No podemos, ni debemos, reprimir el grito porque las cifras macroeconómicas vayan bien, que yo creo que sí van bien, aunque no todos las disfruten en igual medida. Ni pensar que el bienestar vacacional, de restaurantes y hoteles llenos hasta la bandera, bastan para sofocar cualquier protesta. Y ojo, que no hablo de salir todos los días en manifestación: demasiado fácil. En lo que yo pienso es en una mayor identificación de los ciudadanos con sus instituciones de control y garantía, en un mayor nivel de exigencia a los jueces, a los medios, para que todos estemos seguros de que estamos cumpliendo con nuestro deber crítico y vigilante.
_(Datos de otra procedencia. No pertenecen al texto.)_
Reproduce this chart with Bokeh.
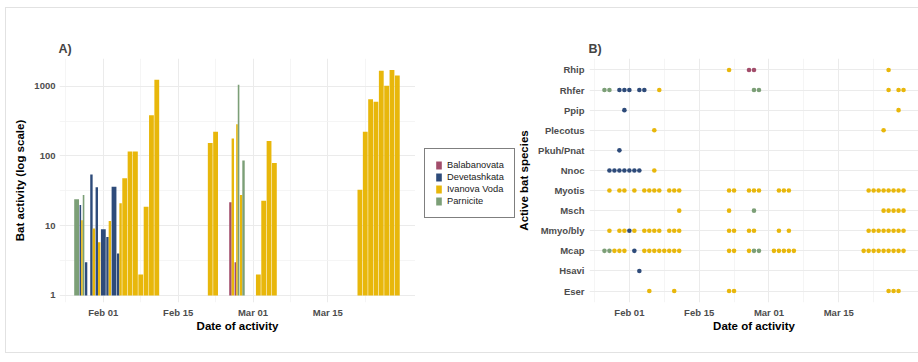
import pandas as pd
from collections import defaultdict
from bokeh.plotting import figure
from bokeh.models import (FixedTicker, DatetimeTickFormatter, NumeralTickFormatter, Legend,
                          LegendItem, Range1d, FactorRange)
from bokeh.layouts import row
from bokeh.embed import file_html
from bokeh.resources import INLINE

YEAR = "2023"
FONT = "Liberation Sans"

sites = ["Balabanovata", "Devetashkata", "Ivanova Voda", "Parnicite"]
site_colors = ["#A24D6B", "#2E4B7A", "#E8B70B", "#7C9F77"]

# ---- Panel A: bat activity per night and site ----
bal_dates = ["02-25", "02-26"]
bal_vals = [21.6, 3.0]
dev_dates = ["01-28", "01-29", "01-30", "01-31", "02-01", "02-02", "02-03", "02-04"]
dev_vals = [19.8, 3.0, 54, 35.5, 8.9, 6.9, 36, 4.0]
iv_dates = ["01-28", "01-29", "01-30", "01-31", "02-02", "02-04", "02-05", "02-06", "02-07",
            "02-08", "02-09", "02-10", "02-11", "02-21", "02-22", "02-25", "02-26", "02-27",
            "03-02", "03-03", "03-04", "03-05", "03-06", "03-20", "03-21", "03-22", "03-23",
            "03-24", "03-25", "03-26", "03-27", "03-28"]
iv_vals = [12, 1, 9.1, 5.8, 11.7, 21, 48, 116, 116,
           2.0, 18.7, 383, 1236, 153, 221, 178, 284, 27.6,
           2.0, 22.8, 163, 79, 1, 1, 32.6, 221, 650,
           595, 1665, 1013, 1700, 1415]
par_dates = ["01-27", "01-28", "02-26", "02-27"]
par_vals = [24, 27.6, 1050, 86]

bar_series = {
    "Balabanovata": (bal_dates, bal_vals),
    "Devetashkata": (dev_dates, dev_vals),
    "Ivanova Voda": (iv_dates, iv_vals),
    "Parnicite": (par_dates, par_vals),
}

y_tick_values = [1, 10, 100, 1000]
x_tick_dates = ["02-01", "02-15", "03-01", "03-15"]
x_minor_dates = ["01-25", "02-08", "02-22", "03-08", "03-22"]

# ---- Panel B: species detected per night and site ----
species = ["Eser", "Hsavi", "Mcap", "Mmyo/bly", "Msch", "Myotis", "Nnoc",
           "Pkuh/Pnat", "Plecotus", "Ppip", "Rhfer", "Rhip"]

spring = ["03-21", "03-22", "03-23", "03-24", "03-25", "03-26", "03-27", "03-28"]
dots_ivanova = {
    "Rhip": ["02-21", "03-25"],
    "Rhfer": ["02-07", "03-25", "03-27", "03-28"],
    "Ppip": ["03-27"],
    "Plecotus": ["02-06", "03-24"],
    "Nnoc": ["02-06"],
    "Myotis": ["01-28", "01-30", "01-31", "02-02", "02-04", "02-05", "02-06", "02-07", "02-09",
               "02-10", "02-11", "02-21", "02-22", "02-25", "02-26", "02-27", "03-03", "03-04",
               "03-05"] + spring,
    "Msch": ["02-11", "02-21", "03-24", "03-25", "03-26", "03-27", "03-28"],
    "Mmyo/bly": ["01-28", "01-30", "01-31", "02-02", "02-04", "02-05", "02-06", "02-07", "02-09",
                 "02-10", "02-11", "02-21", "02-22", "02-25", "02-26", "03-03", "03-05"] + spring,
    "Mcap": ["01-29", "01-30", "01-31", "02-04", "02-05", "02-06", "02-07", "02-08", "02-09",
             "02-10", "02-11", "02-21", "02-22", "02-25", "03-02", "03-03", "03-04", "03-05",
             "03-06", "03-20"] + spring,
    "Eser": ["02-05", "02-10", "02-21", "02-22", "03-25", "03-26", "03-27"],
}
dots_parnicite = {
    "Rhfer": ["01-27", "01-28", "02-26", "02-27"],
    "Msch": ["02-26"],
    "Mcap": ["01-27", "01-28", "02-26", "02-27"],
}
dots_devetashkata = {
    "Rhfer": ["01-30", "01-31", "02-01", "02-03", "02-04"],
    "Ppip": ["01-31"],
    "Pkuh/Pnat": ["01-30"],
    "Nnoc": ["01-28", "01-29", "01-30", "01-31", "02-01", "02-02", "02-03"],
    "Mmyo/bly": ["02-01"],
    "Mcap": ["02-02"],
    "Hsavi": ["02-03"],
}
dots_balabanovata = {
    "Rhip": ["02-25", "02-26"],
}
dot_layers = [("Ivanova Voda", dots_ivanova), ("Parnicite", dots_parnicite),
              ("Devetashkata", dots_devetashkata), ("Balabanovata", dots_balabanovata)]

DAY = 86400000.0


def ms(s):
    return pd.Timestamp(f"{YEAR}-{s}").value / 1e6


color_of = dict(zip(sites, site_colors))
ORIGIN = ms("02-01")

GRID = "#EBEBEB"
MINOR = "#F2F2F2"
TICK_COLOR = "#4D4D4D"
H = 344
TOP, BOTTOM = 50, 50


def style(p):
    p.outline_line_color = None
    p.background_fill_color = "white"
    p.border_fill_color = "white"
    for ax in list(p.xaxis) + list(p.yaxis):
        ax.axis_line_color = None
        ax.major_tick_line_color = None
        ax.minor_tick_line_color = None
        ax.major_tick_out = 0
        ax.major_tick_in = 0
        ax.minor_tick_out = 0
        ax.minor_tick_in = 0
        ax.major_label_text_font = FONT
        ax.major_label_text_font_size = "9.5px"
        ax.major_label_text_font_style = "bold"
        ax.major_label_text_color = TICK_COLOR
        ax.axis_label_text_font = FONT
        ax.axis_label_text_font_size = "11.5px"
        ax.axis_label_text_font_style = "bold"
        ax.axis_label_text_color = "black"
    p.title.text_font = FONT
    p.title.text_font_size = "12.5px"
    p.title.text_font_style = "bold"
    p.title.align = "left"
    p.title.offset = -1
    p.title.standoff = 5


# ---------- Panel A ----------
p1 = figure(width=409, height=H, x_axis_type="datetime", y_axis_type="log",
            x_range=Range1d(ORIGIN - 8.2 * DAY, ORIGIN + 58.4 * DAY),
            y_range=Range1d(0.792, 2489),
            output_backend="svg", toolbar_location=None, title="A)",
            min_border_left=53, min_border_right=0, min_border_top=TOP, min_border_bottom=BOTTOM)

present = defaultdict(list)
for s in sites:
    for d in bar_series[s][0]:
        present[d].append(s)

renderers = {}
for s in sites:
    dates, vals = bar_series[s]
    xs, ws = [], []
    for d in dates:
        lst = present[d]
        n = len(lst)
        i = lst.index(s)
        w = 0.9 / n
        xs.append(ms(d) + (-0.45 + w * (i + 0.5)) * DAY)
        ws.append(w * DAY)
    renderers[s] = p1.vbar(x=xs, width=ws, bottom=1, top=vals, fill_color=color_of[s],
                           line_color=None)

p1.yaxis.ticker = FixedTicker(ticks=y_tick_values,
                              minor_ticks=[v * 10 ** 0.5 for v in y_tick_values[:-1]])
p1.yaxis.formatter = NumeralTickFormatter(format="0")
fmt = DatetimeTickFormatter(days="%b %d", months="%b %d", years="%b %d", hours="%b %d")
p1.xaxis.ticker = FixedTicker(ticks=[ms(d) for d in x_tick_dates],
                              minor_ticks=[ms(d) for d in x_minor_dates])
p1.xaxis.formatter = fmt
p1.xaxis.axis_label = "Date of activity"
p1.yaxis.axis_label = "Bat activity (log scale)"
style(p1)
p1.yaxis.major_label_standoff = 4
p1.yaxis.axis_label_standoff = 5
p1.xaxis.major_label_standoff = 4
p1.xaxis.axis_label_standoff = -1
for g in (p1.xgrid, p1.ygrid):
    g.grid_line_color = GRID
    g.grid_line_width = 1
    g.minor_grid_line_color = MINOR
    g.minor_grid_line_width = 0.8

# ---------- Legend (own canvas between the panels) ----------
pl = figure(width=100, height=H, x_range=Range1d(0, 1), y_range=Range1d(0, 1),
            x_axis_location=None, y_axis_location=None, output_backend="svg",
            toolbar_location=None, min_border_left=0, min_border_right=0,
            min_border_top=TOP, min_border_bottom=BOTTOM)
pl.outline_line_color = None
pl.xgrid.visible = False
pl.ygrid.visible = False
legend_renderers = [pl.vbar(x=[5], top=[5], bottom=[4], width=0.1, fill_color=color_of[s],
                            line_color=None) for s in sites]
legend = Legend(items=[LegendItem(label=s, renderers=[r]) for s, r in zip(sites, legend_renderers)],
                location=(9, 84), glyph_width=7, glyph_height=10, label_height=12,
                label_width=40, spacing=0, padding=10, margin=0, label_standoff=5,
                label_text_font=FONT, label_text_font_size="9.3px", label_text_color="#1A1A1A",
                border_line_color="black", border_line_width=1.3, background_fill_color="white")
pl.add_layout(legend)

# ---------- Panel B ----------
p2 = figure(width=403, height=H, x_axis_type="datetime",
            x_range=Range1d(ORIGIN - 8 * DAY, ORIGIN + 58 * DAY),
            y_range=FactorRange(factors=species, range_padding=0.07,
                                range_padding_units="absolute"),
            output_backend="svg", toolbar_location=None, title="B)",
            min_border_left=73, min_border_right=0, min_border_top=TOP, min_border_bottom=BOTTOM)

for s, layer in dot_layers:
    xs, ys = [], []
    for sp, dates in layer.items():
        for d in dates:
            xs.append(ms(d))
            ys.append(sp)
    p2.scatter(x=xs, y=ys, size=4.6, fill_color=color_of[s], line_color=None)

p2.xaxis.ticker = FixedTicker(ticks=[ms(d) for d in x_tick_dates],
                              minor_ticks=[ms(d) for d in x_minor_dates])
p2.xaxis.formatter = fmt
p2.xaxis.axis_label = "Date of activity"
p2.yaxis.axis_label = "Active bat species"
style(p2)
p2.yaxis.major_label_standoff = 5
p2.yaxis.axis_label_standoff = 5
p2.xaxis.major_label_standoff = 4
p2.xaxis.axis_label_standoff = -1
p2.xgrid.grid_line_color = GRID
p2.xgrid.minor_grid_line_color = MINOR
p2.xgrid.minor_grid_line_width = 0.8
p2.ygrid.grid_line_color = GRID

layout = row(p1, pl, p2, margin=(7, 0, 0, 5),
             styles={"border": "1px solid #E2E2E2", "background-color": "white"})
open("out.html", "w").write(file_html(layout, INLINE))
He participado en un congreso de la sociedad civil que se celebró en Sevilla estos días, y escuché a muchos de los participantes —algunos muy ilustres, por cierto, y procedentes de sectores muy diversos— expresar, con mayor o menor contundencia, ese ‘basta’ que no es solamente un alegato contra quienes se saltan, sorteándolas de una forma u otra, las leyes; es también una protesta contra las formas que envuelven una deficiente ética y una pésima estética en lo que se va convirtiendo casi en práctica rutinaria y que afecta incluso a las estructuras de La Moncloa, a los familiares del presidente, pero no solamente a ellos.

De ninguna manera creo que los periodistas tengan que convertirse en agitadores que gusten a unos u otros —no deberíamos gustar a nadie—, ni los jueces en justicieros, ni los ciudadanos en manifestantes, ni los funcionarios en insumisos: no creo que haya que derribar gobiernos al margen de las urnas, ni tampoco pienso que los gobiernos —o las oposiciones— lo hagan todo bien o todo mal. Simplemente, digo que es precisa una mayor vigilia moral, instaurar un espíritu de regeneración —pero de las de verdad, que toda regeneración empieza por uno mismo— y volver a las viejas, buenas, prácticas de una democracia progresista y honrada, transparente y participativa. En la que el individuo sea el centro de la atención y del trabajo de sus representantes. Hoy, ay, creo que no hay nada de eso. Y ya digo: hay que gritarlo. ¡Basta!